I see this, as an important fact that the public should be aware of, that Italy is not only about the Renaissance but it is as present in modern and contemporary art world.
Italy definitely has a presence in the art world beyond the Renaissance. Right now we have Maurizio Cattelan at the Guggenheim, and he is Italian. Someone studying futurism for example, will find relevant Italian art. All one has to do is be able to shift his or her mentality. I just inaugurated a Renaissance exhibition last Friday at the National Gallery of Washington dedicated to Antico, one of the major sculptors of the time and people were wowed. When I draw the Italian path through the American Museum Institution, each time I emphasize the point that this is a Renaissance piece, yes, this is an old piece; this is a modern piece, this is a contemporary piece; but they are all on the same path. That is, on the same path one can find many different aspects.
Do you think the fact that Stella was an immigrant who came here at a young age, he was 18 years old, could have been something that has pushed him into futurism? Futurism being everything novel, everything modern, everything that America would offer at that point.

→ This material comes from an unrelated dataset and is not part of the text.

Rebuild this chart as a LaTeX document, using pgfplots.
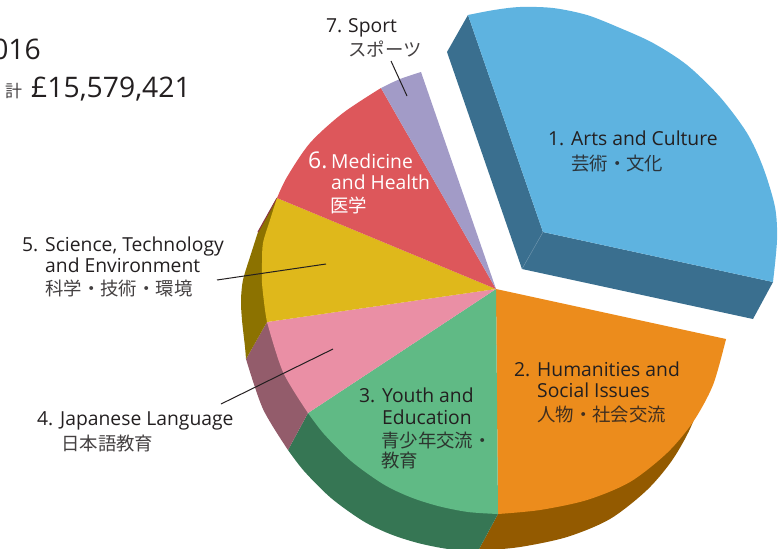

No, it was probably the fact that Futurism was new at that time. Immigrants are people that are looking for identity, and if one is looking for a new identity here and the suit doesn’t fit, they look for something they can bring to this new reality. Probably immigrants, I don’t know if that’s correct, are much more open-minded to reality, to changes, because if one is arriving in a different country, they have to be able to be open, to adapt to the new. It makes them open to new ideas. The panel touches on this subject.